Sicuramente la storia di Beth si ispira molto a quella del campione Bobby Fischer che conquistò la corona degli scacchi il 1º settembre 1972 battendo il sovietico Boris Spasskij. Beth condivide con Bobby la dipendenza da alcol e anche i problemi nel relazionarsi con agli altri. La storia si concentra principalmente sul desiderio di Beth di conquistare il titolo, quindi le varie storielle d'amore non occupano un primo piano, anche se sono molto utili per capire quanto Beth tenga al suo scopo e quanto sia focalizzata solo sugli scacchi. Inoltre, quando sembra che ci sia qualcosa tra Beth e Benny, si intuisce quanto entrambi siano concentrati su questo sport e dunque quanto siano simili caratterialmente; tutti e due non danno spazio all'amore. Ogni puntata, sono sette in tutto, si intitola con un termine scacchistico, infatti abbiamo: Aperture, Scambi, Pedoni doppiati, Mediogioco, Forchetta ecc. Il titolo della miniserie è ripreso nella partita di Beth contro Borgov (Marcin Dorociński) poiché la protagonista lo sorprende aprendo con un gambetto di donna. C'è stato tanto studio dietro questa serie, infatti Anya Taylor-Joy ha ammesso di non aver mai giocato a scacchi e che, per interpretare Beth, ha dovuto imparare a giocare.

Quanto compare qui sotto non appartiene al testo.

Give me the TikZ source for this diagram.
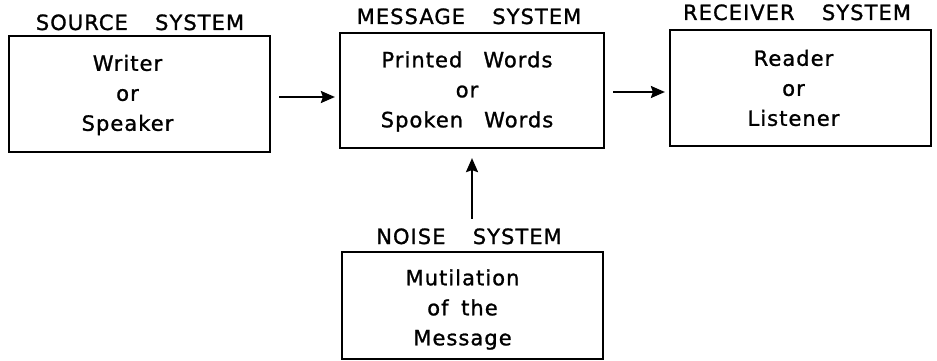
\documentclass[tikz,border=0pt]{standalone}
\usepackage{fontspec}
\setmainfont{DejaVu Sans}[LetterSpace=5,FakeBold=1.2]
\usetikzlibrary{arrows.meta,calc}
\begin{document}
\begin{tikzpicture}[x=1pt,y=-1pt,
 box/.style={draw, line width=2.2pt, minimum width=261pt, minimum height=116pt, inner sep=0pt},
 txt/.style={align=center, inner sep=0pt, font=\fontsize{21}{30}\selectfont},
 lbl/.style={font=\fontsize{21}{22}\selectfont, inner sep=0pt, anchor=base},
 arr/.style={line width=2.2pt, -{Stealth[length=14pt,width=12pt,inset=2pt]}}]
\useasboundingbox (0,0) rectangle (937,361);
\node[box] (src) at (139.5,94) {};
\node[box, minimum width=264pt, minimum height=115pt] (msg) at (472,90.5) {};
\node[box] (rcv) at (800.5,88) {};
\node[box, minimum height=107pt] (noi) at (472.5,305.5) {};
\node[txt] (srct) at ($(src.center)+(-12,1)$) {Writer\\or\\Speaker};
\node[txt] (msgt) at ($(msg.center)+(-5,1)$) {Printed\hspace{1em}Words\\or\\Spoken\hspace{1em}Words};
\node[txt] (rcvt) at ($(rcv.center)+(-7,0)$) {Reader\\or\\Listener};
\node[txt] (noit) at ($(noi.center)+(-10,4)$) {Mutilation\\of\hspace{0.6em}the\\Message};
\node[lbl] (srcl) at (140,30) {SOURCE\hspace{1.3em}SYSTEM};
\node[lbl] (msgl) at (469,24) {MESSAGE\hspace{1.3em}SYSTEM};
\node[lbl] (rcvl) at (797,20) {RECEIVER\hspace{1.3em}SYSTEM};
\node[lbl] (noil) at (469,244) {NOISE\hspace{1.3em}SYSTEM};
\draw[arr] ($(src.east)+(8,3)$) -- ($(msg.west)+(-4,6.5)$);
\draw[arr] ($(msg.east)+(8,1.5)$) -- ($(rcv.west)+(-4,4)$);
\draw[arr] ($(noi.north)+(-0.5,-32)$) -- ($(msg.south)+(0,9)$);
\end{tikzpicture}
\end{document}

Le mosse, d'altronde, sono state coreografate dai consulenti di scacchi Garry Kasparov (campione del mondo dal 1985 al 2000) e Bruce Pandolfino, che hanno anche allenato gli attori. Una serie da non perdere, non solo per chi ama gli scacchi. I dialoghi, le musiche, i costumi, gli attori, hanno reso questa miniserie davvero spettacolare. Non potete aspettarvi molta azione, d'altronde gli scacchi sono uno sport della mente, ma vi assicuro che vi regalerà tante emozioni e la giusta dose di adrenalina. Dovete assolutamente guardarla.